Coincidentemente (ou não), Katiane fez parte de um comitê que, meses atrás, sugeriu à Presidência a extinção da Ancine. Em um site, ela publicou, antes de ser nomeada, “que o audiovisual e o cinema não sejam plataformas para difundir e promover os valores que denigrem a nossa imagem como indivíduo, sociedade e indústria produtiva”.

Essa questão tem um fundo que precisa ser ainda mais discutido. “No atual contexto de animosidade crescente, partidos políticos radicalizados consideram, mais que os outros, que o Estado lhes pertence e que a eles, e ao País, irão impor suas ideias, tão curtas que não chegam à esquina”, declarou, em depoimento ao Jornal da USP, o professor aposentado da ECA José Teixeira Coelho, ex-diretor do MAC e ex-curador-coordenador do Museu de Arte de São Paulo (Masp). O problema, para ele, é a dependência que se tem das ações provenientes do Estado. Segundo ele, isso é um erro. “A sociedade assiste, passiva, a esse balé de irrelevâncias. Do Estado espera-se tudo. Só que quando se espera que a cultura venha do Estado ou fique forte graças ao Estado ou sobreviva por favor do Estado, dramas como os atuais só se repetem.  A sociedade tem de fortalecer-se frente ao Estado e encontrar o caminho para libertar-se dessa tutela”, acredita ele, que também foi colaborador da Cátedra Unesco de Política Cultural da Universidad de Girona, na Espanha.

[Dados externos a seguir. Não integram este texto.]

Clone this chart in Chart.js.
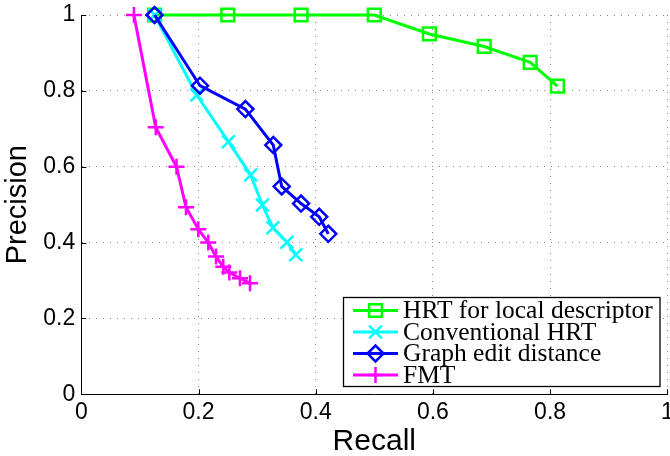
<!DOCTYPE html>
<html>
<head>
<meta charset="utf-8">
<script src="https://cdn.jsdelivr.net/npm/chart.js@4/dist/chart.umd.min.js"></script>
<style>
body { margin: 0; background: #fff; }
</style>
</head>
<body>
<canvas id="pr" width="670" height="456"></canvas>
<script>
// axis ticks
const tickValues = [0, 0.2, 0.4, 0.6, 0.8, 1];
const tickLabels = ['0', '0.2', '0.4', '0.6', '0.8', '1'];

// HRT for local descriptor
const hrtRecall = [0.125, 0.25, 0.375, 0.5, 0.594, 0.6875, 0.766, 0.8125];
const hrtPrecision = [1, 1, 1, 1, 0.95, 0.917, 0.875, 0.8125];

// Conventional HRT
const convRecall = [0.125, 0.197, 0.251, 0.289, 0.309, 0.327, 0.351, 0.366];
const convPrecision = [1, 0.789, 0.666, 0.578, 0.499, 0.439, 0.401, 0.368];

// Graph edit distance
const gedRecall = [0.125, 0.2025, 0.28, 0.3276, 0.342, 0.375, 0.406, 0.4215];
const gedPrecision = [1, 0.8136, 0.752, 0.657, 0.548, 0.503, 0.468, 0.423];

// FMT
const fmtRecall = [0.0898, 0.127, 0.1625, 0.1787, 0.1997, 0.2167, 0.2299, 0.2423, 0.2526, 0.2708, 0.2879];
const fmtPrecision = [1, 0.704, 0.6, 0.493, 0.435, 0.4, 0.363, 0.336, 0.321, 0.306, 0.293];

function toPoints(xs, ys) {
    return xs.map((x, i) => ({x: x, y: ys[i]}));
}

function makeSet(label, xs, ys, color, style, radius, order) {
    return {
        label: label,
        data: toPoints(xs, ys),
        borderColor: color,
        backgroundColor: 'rgba(0,0,0,0)',
        borderWidth: 3,
        pointStyle: style,
        pointRadius: radius,
        pointBorderWidth: 2.5,
        pointBorderColor: color,
        pointBackgroundColor: 'rgba(0,0,0,0)',
        tension: 0,
        clip: false,
        order: order
    };
}

// keep the plot box fixed, no extra room for the end labels
function noPadding(s) {
    s.paddingLeft = 0; s.paddingRight = 0; s.paddingTop = 0; s.paddingBottom = 0;
    s.getPadding = () => ({left: 0, top: 0, right: 0, bottom: 0});
}

function tickLabel(v) {
    const i = tickValues.indexOf(Math.round(v * 10) / 10);
    return i >= 0 ? tickLabels[i] : '';
}

// MATLAB-like inward ticks and the boxed legend in the lower right
const boxLegend = {
    id: 'boxLegend',
    afterDraw(chart) {
        const ctx = chart.ctx;
        const xs = chart.scales.x, ys = chart.scales.y;
        const area = chart.chartArea;
        ctx.save();
        ctx.strokeStyle = '#000';
        ctx.lineWidth = 1;
        tickValues.forEach(v => {
            const px = Math.round(xs.getPixelForValue(v)) + 0.5;
            ctx.beginPath();
            ctx.moveTo(px, area.bottom);
            ctx.lineTo(px, area.bottom - 5);
            ctx.stroke();
            const py = Math.round(ys.getPixelForValue(v)) + 0.5;
            ctx.beginPath();
            ctx.moveTo(area.left, py);
            ctx.lineTo(area.left + 5, py);
            ctx.stroke();
        });

        // legend frame
        ctx.fillStyle = '#fff';
        ctx.fillRect(343.5, 297.5, 316.5, 89);
        ctx.lineWidth = 1.3;
        ctx.strokeRect(343.5, 297.5, 316.5, 89);

        ctx.font = '25.5px "Liberation Serif"';
        ctx.textBaseline = 'middle';
        chart.data.datasets.forEach((ds, i) => {
            const y = 310.5 + i * 21.5;
            ctx.strokeStyle = ds.borderColor;
            ctx.lineWidth = 3;
            ctx.beginPath();
            ctx.moveTo(353, y);
            ctx.lineTo(398, y);
            ctx.stroke();
            ctx.lineWidth = ds.pointBorderWidth;
            ctx.fillStyle = 'rgba(0,0,0,0)';
            Chart.helpers.drawPoint(ctx, {
                pointStyle: ds.pointStyle,
                radius: ds.pointRadius,
                rotation: 0,
                borderWidth: ds.pointBorderWidth
            }, 375.5, y);
            ctx.fillStyle = '#000';
            ctx.fillText(ds.label, 403, y + 1);
        });
        ctx.restore();
    }
};

const axisFont = {family: '"Liberation Sans", Arial, sans-serif', size: 23};

new Chart(document.getElementById('pr'), {
    type: 'line',
    data: {
        datasets: [
            makeSet('HRT for local descriptor', hrtRecall, hrtPrecision, '#00ff00', 'rect', 9, 4),
            makeSet('Conventional HRT', convRecall, convPrecision, '#00ffff', 'crossRot', 9, 3),
            makeSet('Graph edit distance', gedRecall, gedPrecision, '#0000ff', 'rectRot', 8, 2),
            makeSet('FMT', fmtRecall, fmtPrecision, '#ff00ff', 'cross', 8, 1)
        ]
    },
    options: {
        responsive: false,
        animation: false,
        devicePixelRatio: 1,
        layout: {autoPadding: false, padding: {left: 0, right: 2.7, top: 15, bottom: 0}},
        plugins: {
            legend: {display: false},
            tooltip: {enabled: false}
        },
        scales: {
            x: {
                type: 'linear',
                min: 0,
                max: 1,
                afterBuildTicks: s => { s.ticks = tickValues.map(v => ({value: v})); },
                afterFit: s => { s.height = 61.7; noPadding(s); },
                ticks: {color: '#000', font: axisFont, padding: 5, maxRotation: 0, callback: tickLabel},
                grid: {color: '#888', lineWidth: 1, drawTicks: false},
                border: {display: true, color: '#000', width: 1, dash: [1, 6]},
                title: {
                    display: true,
                    text: 'Recall',
                    color: '#000',
                    font: {family: '"Liberation Sans", Arial, sans-serif', size: 30, lineHeight: 1},
                    padding: {top: 0, bottom: -1}
                }
            },
            y: {
                type: 'linear',
                min: 0,
                max: 1,
                afterBuildTicks: s => { s.ticks = tickValues.map(v => ({value: v})); },
                afterFit: s => { s.width = 81.3; noPadding(s); },
                ticks: {color: '#000', font: axisFont, padding: 6, callback: tickLabel},
                grid: {color: '#888', lineWidth: 1, drawTicks: false},
                border: {display: true, color: '#000', width: 1, dash: [1, 6]},
                title: {
                    display: true,
                    text: 'Precision',
                    color: '#000',
                    font: {family: '"Liberation Sans", Arial, sans-serif', size: 29, lineHeight: 1},
                    padding: {top: 3, bottom: 0}
                }
            }
        }
    },
    plugins: [boxLegend]
});
</script>
</body>
</html>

Já para a artista plástica e professora Giselle Beiguelman, da Faculdade de Arquitetura e Urbanismo (FAU) da USP e também colunista da Rádio USP, a questão ideológica acaba permeando atualmente toda a discussão sobre políticas públicas culturais no Brasil. “Não é possível que um governo de direita ou de esquerda decida apoiar apenas projetos que digam respeito a suas prerrogativas ideológicas. As políticas públicas têm um compromisso com o País e não com os partidos. É preciso respeitar a pluralidade de visões”, afirma ela. Carlos Augusto Calil, da ECA, vai mais além: “Há um sentimento antielitista envenenando o ar que respiramos. Enfrentamos uma guerra não declarada contra a inteligência, a tolerância, o patrimônio simbólico nacional. Contra os princípios da democracia”.